世界でいちばん貧しい大統領〜愛と闘争の男、ホセ・ムヒカ~時に悪は善となり、善は悪となる
2021年、今年ももう残りわずか。
コロナ禍を通じて、環境が変わったせいもあるかもしれない。いろいろと考えることが多かった。
YouTubeやNetflixなどがテレビに変わってさらに文化も多様化したようにも思うし2年前とは全然世界が違って見える。
自分の事だけを考えて不安になる人もいる一方、世界のために活動している人、楽しく今を生きるには?模索している人、将来のお金は?仕事は?地球環境は?・・・
といろいろな人がいることに気づいた。
いや、知っていたけど、その人間性はニュースで、SNSで、さらにあからさまになったように見える。
ホセ・アルベルト・ムヒカ・コルダノ〜愛称はエル・ぺぺ。
2012年の地球サミットでウルグアイの大統領としてスピーチした言葉が世界から絶賛を受けた。
この映画はエミール・クストリッツァ監督が自ら質問をし、それにムヒカ氏が答えるドキュメンタリー。
ムヒカ氏の言葉はどれも直接的で、裏表がない。

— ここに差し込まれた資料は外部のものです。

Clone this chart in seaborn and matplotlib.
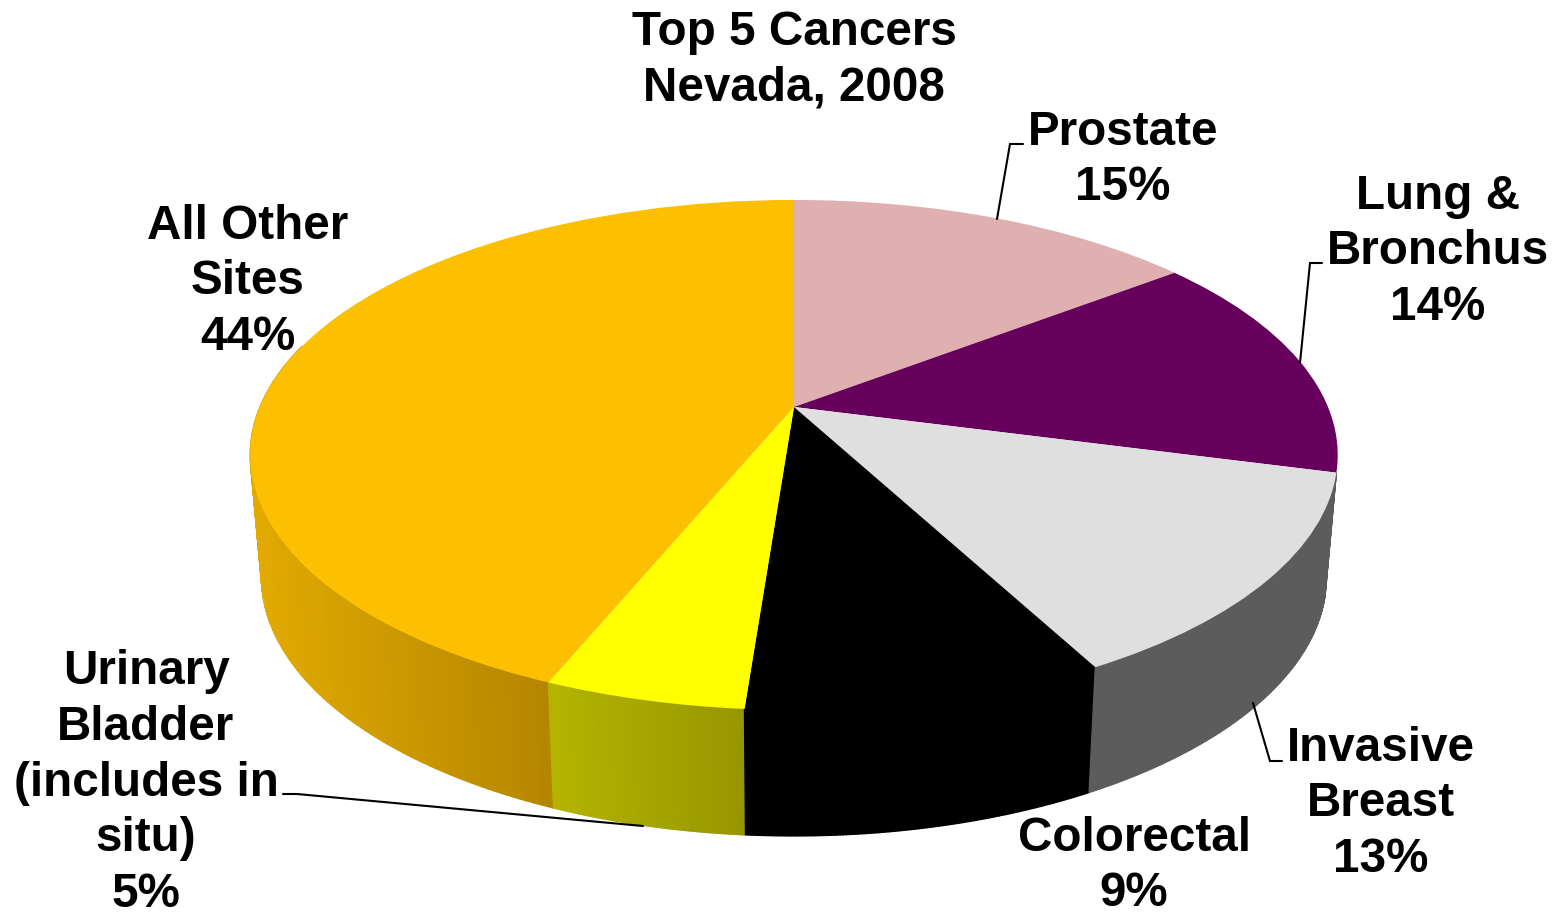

時には力強く、しかし落ち着いて冷静で、けれども、人を威圧させることなく、人に感動を与える。
ムヒカ氏は今でこそ温厚そうに見えるが、当時はお金持ちや権威者、軍事政権に関わる人たちを襲撃、誘拐、また、銀行を襲うなどをして、奪ったお金を貧困層へばらまいていた。いわば日本で言う鼠小僧。
刑務所の中には一般死刑囚と政治囚が一緒に収監されており、政治囚は、一般囚に話を説いた。ムヒカ氏はそこでたくさんの事を学んだと言う。

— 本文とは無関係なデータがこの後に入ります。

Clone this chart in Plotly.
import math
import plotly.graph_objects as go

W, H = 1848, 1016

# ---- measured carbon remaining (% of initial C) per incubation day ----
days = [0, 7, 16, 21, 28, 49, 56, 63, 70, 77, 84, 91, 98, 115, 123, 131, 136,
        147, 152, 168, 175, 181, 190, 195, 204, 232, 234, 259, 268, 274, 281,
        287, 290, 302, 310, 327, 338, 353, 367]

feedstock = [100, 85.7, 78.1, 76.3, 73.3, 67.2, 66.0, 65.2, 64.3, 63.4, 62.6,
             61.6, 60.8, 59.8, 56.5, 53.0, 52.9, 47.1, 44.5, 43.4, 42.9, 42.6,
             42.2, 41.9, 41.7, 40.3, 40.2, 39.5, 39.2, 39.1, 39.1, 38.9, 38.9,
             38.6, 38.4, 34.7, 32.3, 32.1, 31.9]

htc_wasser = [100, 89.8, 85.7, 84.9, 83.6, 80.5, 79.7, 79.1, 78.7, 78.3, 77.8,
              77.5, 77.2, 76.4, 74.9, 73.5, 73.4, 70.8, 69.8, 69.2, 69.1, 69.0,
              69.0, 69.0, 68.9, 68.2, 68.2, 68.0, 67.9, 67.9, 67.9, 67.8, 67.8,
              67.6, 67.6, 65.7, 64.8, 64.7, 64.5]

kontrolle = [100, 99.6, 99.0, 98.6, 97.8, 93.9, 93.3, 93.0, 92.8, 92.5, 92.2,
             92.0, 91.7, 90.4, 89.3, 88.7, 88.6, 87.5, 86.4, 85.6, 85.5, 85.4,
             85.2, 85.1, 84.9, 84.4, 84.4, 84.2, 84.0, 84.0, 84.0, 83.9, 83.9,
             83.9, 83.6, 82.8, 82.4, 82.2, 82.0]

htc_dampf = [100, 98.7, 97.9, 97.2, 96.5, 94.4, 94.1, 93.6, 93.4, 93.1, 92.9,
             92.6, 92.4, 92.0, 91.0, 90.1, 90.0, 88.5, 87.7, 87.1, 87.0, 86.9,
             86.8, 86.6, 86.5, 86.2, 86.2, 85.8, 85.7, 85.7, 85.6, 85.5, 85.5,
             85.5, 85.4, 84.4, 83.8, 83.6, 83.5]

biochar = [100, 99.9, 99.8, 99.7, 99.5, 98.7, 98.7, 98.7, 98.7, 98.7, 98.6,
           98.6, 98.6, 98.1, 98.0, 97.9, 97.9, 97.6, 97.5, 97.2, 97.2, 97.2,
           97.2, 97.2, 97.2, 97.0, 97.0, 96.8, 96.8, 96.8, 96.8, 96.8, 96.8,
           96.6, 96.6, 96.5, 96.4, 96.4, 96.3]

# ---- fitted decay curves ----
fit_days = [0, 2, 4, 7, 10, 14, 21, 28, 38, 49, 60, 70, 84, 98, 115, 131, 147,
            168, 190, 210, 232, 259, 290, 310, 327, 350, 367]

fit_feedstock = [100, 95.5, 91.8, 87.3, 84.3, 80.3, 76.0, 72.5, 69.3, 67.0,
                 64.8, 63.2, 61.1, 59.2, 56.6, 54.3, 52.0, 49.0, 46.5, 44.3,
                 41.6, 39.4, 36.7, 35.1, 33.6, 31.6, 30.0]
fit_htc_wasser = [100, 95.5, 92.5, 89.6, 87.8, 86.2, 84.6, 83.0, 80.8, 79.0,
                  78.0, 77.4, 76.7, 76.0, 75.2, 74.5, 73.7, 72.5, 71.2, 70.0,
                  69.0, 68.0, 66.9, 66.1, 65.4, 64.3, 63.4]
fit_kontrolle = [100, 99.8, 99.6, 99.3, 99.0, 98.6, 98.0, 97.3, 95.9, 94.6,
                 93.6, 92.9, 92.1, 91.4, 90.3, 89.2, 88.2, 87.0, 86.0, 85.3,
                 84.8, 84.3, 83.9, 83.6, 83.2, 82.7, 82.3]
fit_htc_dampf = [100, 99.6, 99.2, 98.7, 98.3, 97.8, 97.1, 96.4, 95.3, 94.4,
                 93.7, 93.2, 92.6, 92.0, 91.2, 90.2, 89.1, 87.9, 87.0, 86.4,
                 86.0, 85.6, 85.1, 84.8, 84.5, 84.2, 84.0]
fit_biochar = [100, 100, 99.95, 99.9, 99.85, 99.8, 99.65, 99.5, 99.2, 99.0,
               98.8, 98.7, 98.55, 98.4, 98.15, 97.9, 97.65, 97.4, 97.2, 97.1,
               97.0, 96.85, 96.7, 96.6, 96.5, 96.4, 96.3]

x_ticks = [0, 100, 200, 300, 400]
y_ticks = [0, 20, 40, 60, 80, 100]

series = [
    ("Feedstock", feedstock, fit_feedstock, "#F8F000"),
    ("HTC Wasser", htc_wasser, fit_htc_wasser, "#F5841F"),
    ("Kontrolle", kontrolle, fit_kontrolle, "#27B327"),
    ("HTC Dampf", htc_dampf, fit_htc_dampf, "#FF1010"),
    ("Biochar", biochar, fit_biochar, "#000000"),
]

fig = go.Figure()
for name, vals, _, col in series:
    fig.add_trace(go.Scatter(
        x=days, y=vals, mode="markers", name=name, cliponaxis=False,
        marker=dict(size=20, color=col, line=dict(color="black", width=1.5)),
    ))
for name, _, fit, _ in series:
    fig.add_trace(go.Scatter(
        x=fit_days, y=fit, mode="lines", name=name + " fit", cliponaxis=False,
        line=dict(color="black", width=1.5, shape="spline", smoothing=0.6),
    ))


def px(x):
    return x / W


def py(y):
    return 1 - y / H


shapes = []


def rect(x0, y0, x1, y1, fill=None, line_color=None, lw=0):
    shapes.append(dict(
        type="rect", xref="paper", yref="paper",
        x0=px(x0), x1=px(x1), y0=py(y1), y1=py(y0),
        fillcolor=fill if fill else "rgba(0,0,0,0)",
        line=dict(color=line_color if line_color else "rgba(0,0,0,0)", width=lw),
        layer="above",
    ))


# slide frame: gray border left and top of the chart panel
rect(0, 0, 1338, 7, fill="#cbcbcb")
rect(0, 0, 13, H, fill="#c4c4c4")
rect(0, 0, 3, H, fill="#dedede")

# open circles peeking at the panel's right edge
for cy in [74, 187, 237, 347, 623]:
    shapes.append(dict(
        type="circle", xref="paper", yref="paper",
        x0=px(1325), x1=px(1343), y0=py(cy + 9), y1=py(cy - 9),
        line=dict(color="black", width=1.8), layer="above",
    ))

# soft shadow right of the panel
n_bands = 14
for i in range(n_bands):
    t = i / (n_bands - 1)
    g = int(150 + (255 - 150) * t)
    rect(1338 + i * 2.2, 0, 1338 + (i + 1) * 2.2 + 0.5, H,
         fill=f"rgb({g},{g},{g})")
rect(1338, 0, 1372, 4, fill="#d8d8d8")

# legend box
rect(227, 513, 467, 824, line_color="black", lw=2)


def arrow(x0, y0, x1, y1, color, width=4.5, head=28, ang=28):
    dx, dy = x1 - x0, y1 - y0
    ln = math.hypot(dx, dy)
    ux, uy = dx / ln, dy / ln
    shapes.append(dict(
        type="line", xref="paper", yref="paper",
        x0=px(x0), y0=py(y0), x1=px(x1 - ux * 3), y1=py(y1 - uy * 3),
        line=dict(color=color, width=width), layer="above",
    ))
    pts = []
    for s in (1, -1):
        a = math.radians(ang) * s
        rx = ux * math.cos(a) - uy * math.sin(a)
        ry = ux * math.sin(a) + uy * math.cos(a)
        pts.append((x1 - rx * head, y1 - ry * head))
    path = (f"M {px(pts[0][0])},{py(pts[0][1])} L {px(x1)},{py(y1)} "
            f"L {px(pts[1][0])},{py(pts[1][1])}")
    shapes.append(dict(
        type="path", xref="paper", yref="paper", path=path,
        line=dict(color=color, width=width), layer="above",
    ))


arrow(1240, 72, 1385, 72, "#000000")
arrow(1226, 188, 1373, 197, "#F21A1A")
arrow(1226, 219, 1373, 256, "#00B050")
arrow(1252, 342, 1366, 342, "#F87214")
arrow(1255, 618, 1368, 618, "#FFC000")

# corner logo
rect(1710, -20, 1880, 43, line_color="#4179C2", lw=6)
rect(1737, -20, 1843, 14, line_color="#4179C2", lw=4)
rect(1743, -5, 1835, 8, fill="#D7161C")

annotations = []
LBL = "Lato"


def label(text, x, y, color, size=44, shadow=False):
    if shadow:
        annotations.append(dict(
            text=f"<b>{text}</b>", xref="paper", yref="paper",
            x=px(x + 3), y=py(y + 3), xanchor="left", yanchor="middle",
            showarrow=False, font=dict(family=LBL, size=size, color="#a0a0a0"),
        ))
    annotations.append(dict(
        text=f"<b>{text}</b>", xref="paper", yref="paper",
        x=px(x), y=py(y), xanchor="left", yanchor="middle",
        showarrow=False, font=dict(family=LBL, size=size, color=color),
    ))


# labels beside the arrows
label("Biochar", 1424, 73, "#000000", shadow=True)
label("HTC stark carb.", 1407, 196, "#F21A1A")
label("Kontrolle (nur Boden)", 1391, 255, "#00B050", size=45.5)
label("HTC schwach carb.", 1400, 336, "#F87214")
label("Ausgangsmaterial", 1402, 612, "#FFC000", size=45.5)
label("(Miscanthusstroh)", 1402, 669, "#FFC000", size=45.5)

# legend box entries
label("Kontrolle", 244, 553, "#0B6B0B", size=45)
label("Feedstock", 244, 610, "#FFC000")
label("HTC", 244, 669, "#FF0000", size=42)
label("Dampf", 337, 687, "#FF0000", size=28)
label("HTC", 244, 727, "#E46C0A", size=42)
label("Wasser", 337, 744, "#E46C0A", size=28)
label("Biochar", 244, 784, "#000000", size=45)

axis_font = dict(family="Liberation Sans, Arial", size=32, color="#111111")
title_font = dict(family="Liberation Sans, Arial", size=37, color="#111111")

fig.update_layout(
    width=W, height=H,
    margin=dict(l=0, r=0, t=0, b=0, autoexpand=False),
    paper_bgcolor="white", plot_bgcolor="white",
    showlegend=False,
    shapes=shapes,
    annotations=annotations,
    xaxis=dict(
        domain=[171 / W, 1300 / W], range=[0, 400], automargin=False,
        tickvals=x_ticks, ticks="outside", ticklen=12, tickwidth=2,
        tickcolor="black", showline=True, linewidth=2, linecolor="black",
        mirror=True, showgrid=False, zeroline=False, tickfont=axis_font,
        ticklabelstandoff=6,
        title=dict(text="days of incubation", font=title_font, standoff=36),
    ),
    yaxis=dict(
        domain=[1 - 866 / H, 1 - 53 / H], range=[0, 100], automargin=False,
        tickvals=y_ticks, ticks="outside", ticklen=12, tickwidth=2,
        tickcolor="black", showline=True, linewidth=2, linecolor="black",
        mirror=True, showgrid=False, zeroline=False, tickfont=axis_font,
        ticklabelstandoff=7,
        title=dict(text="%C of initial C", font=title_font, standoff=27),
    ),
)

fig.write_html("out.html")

(もし収監されていなければ)「成果主義で短絡的で尊大な人間に、成功に目が眩み、偉そうにふんぞり返っている。そんな風に言われたはずだ」と。
皮肉なことに、
「人は好事や成功よりも苦境や逆境からより多くを学ぶものだ」
辛いことを経験すれば、その分、人の痛み、辛さ、悲しさがより理解できる。
人は苦境から必ず脱出できるし、それは人として大きく成長させるきっかけとなるのではないか?

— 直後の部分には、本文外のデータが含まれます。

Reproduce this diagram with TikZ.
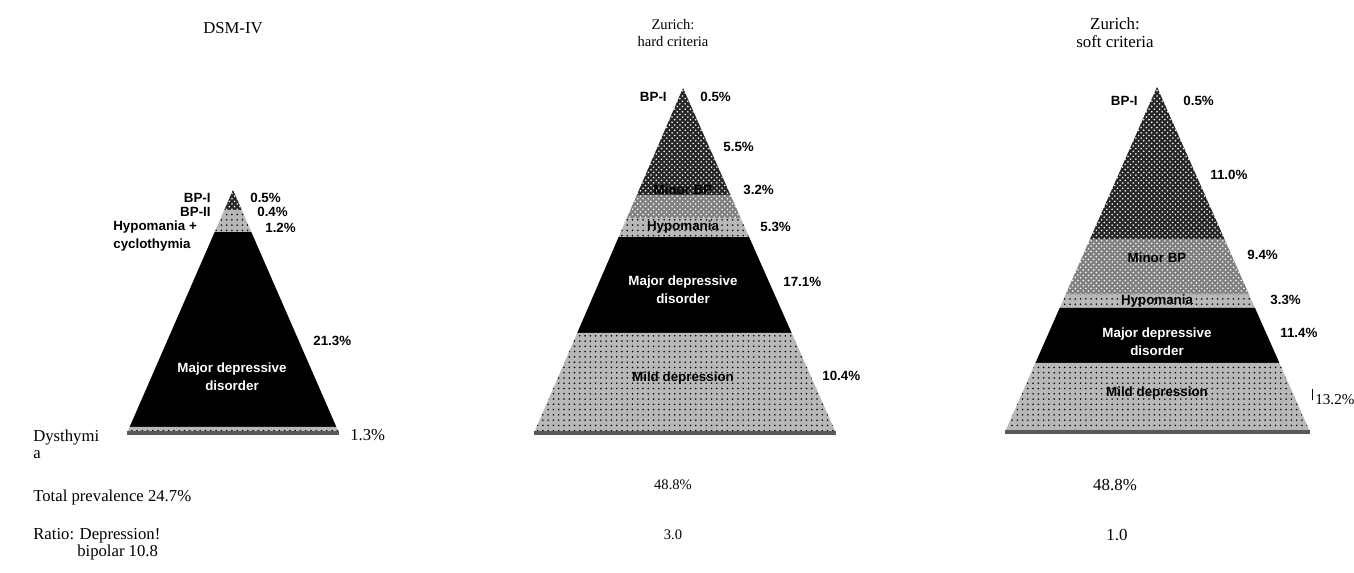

彼はゲリラ戦、つまり国民解放運動をしている中、社会主義を唱えていた。
出所後、極端な反米左派になるのではと懸念があった。
しかし、結果として中道左派路線を基調とした政治を目指した。
競争者・反対者を包容した。
大統領選の競争者であったダニーロ・アストリ経済財政長官を副大統領に任命した。
ゲリラ時代、13年間監獄に投獄したウルグアイ軍部に報復しなかった。
彼は自分の信念、正義を貫き、自分を裁いた者を許した。
独房で学んだこと、経験をただの学びとして終わらせることなく、行動として実践した。
共和主義というと、資本主義である私たち、日本人たちにとってはどうしても、君主制、独裁政治、というイメージがある。
彼は言った。
「大勢の国民に選ばれたのなら、国民と同じ暮らしをするべきだ。」
大統領は特権層ではない、と言う。
給料の9割を貧困層に費やし、家や農業学校などを建設した。
月1,000ドルで暮らす。(日本円で115,000円ほど)
もしかして日本の大学生への親からの仕送りよりもお金を使っていないかもしれない。
今住んでいる家は都心から離れた古いかわいらしい家だ。
「貧乏な人とは、少ししか物を持っていない人ではなく、無限の欲があり、いくらあっても満足しない人のことだ」
より幸せになることは、ただ権力、地位や欲望、お金に準じることではない。
映画の中のムヒカ氏の言葉、一つ一つに重みがあり、この記事だけでは表せない、そう思った。
もう自分の事ばかり考えて所得や物を増やすよりも、もっと人のためになるようなことをした方が幸せを感じるような気がする。
何かできないのかなあ・・・と考えていたところ、以前から友人である雷太さんとタミーさんとで始めた地球ラジオ。
よく3人の中で話題になるのが、このウルグアイ第40代大統領、ホセ・ムヒカ大統領だ。
もし今苦境に立っているのならば、それは自分を大きく成長させる何かだと、希望が生まれる。
そして今現状に満足しているのならば、人のために何かをせずにはいられなくなる、と、この映画を観て思う。
来年も、自分自身学びながらになるけれど、誰かのために何かができるなら本望だ。そんな年に、チャレンジしていこう。